The three components in Burke’s Causal Model for Organizational Performance, individual needs and values, motivations and systems, play a critical role in the DEIJ conversation because organization’s placement on the intercultural competence continuum hinge on these components (Bennett, 2014). If organizations have a monocultural mindset, ethnocentric stage, then there is a belief that all humans are humans and thus have the same innate needs, values and motivations. Whereas with an intercultural mindset, ethnorelative stage, organizations support complex perceptions, experiences and cultural differences (Bennett, 2014). For example, for motivation, if humans are humans, then motivation is a dispositional quality and/or choice, leading to the idea that unmotivated employees are just “lazy”. This bleeds into a self-fulfilling organizational stereotypical narrative and perception, when the system is failing certain individuals. So, by making the differences of individual’s needs, values and motivations explicit, organizations have laid the groundwork to spread the DEIJ lens to other components in the model, starting with systems.


Designing systems, policy and procedures, blind through the majority lens mean individuals aren’t being seen, and therefore can’t be heard. The system is an important for aspects of DEIJ because:

  • Diverse: How is talent identified, sourced and interviewed? Ex: certain social classes are unable to do summer internships due to financial strain.

  • Inclusive: How the language of policies and procedures effects individual’s ability to access system benefits? Ex: language of parental leave vs. maternity leave effects LGBTQ parents.

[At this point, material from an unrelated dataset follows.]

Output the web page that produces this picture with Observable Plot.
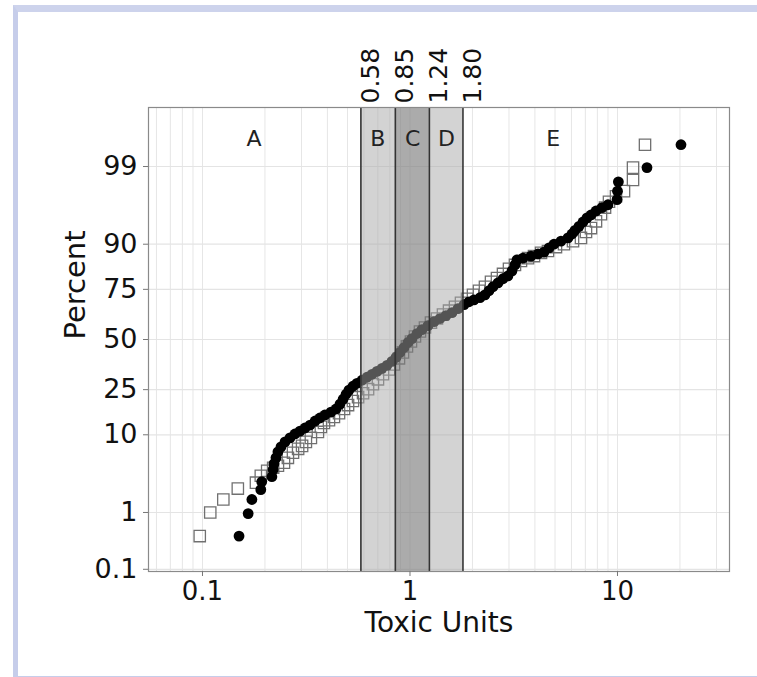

  • Equitable: What behaviors and actions is the system rewarding? Ex: rewarding assertive behavior would be unfair to those that have different cultural and dispositional norms but still add as much value to the firm.

  • Just: Who has input into designing the system?

Starting with understanding individual needs, values and motivations, the micro, will trigger effective macro design by helping companies hold multiple perspectives, thus acting as a positive domino effect for DEIJ initiatives.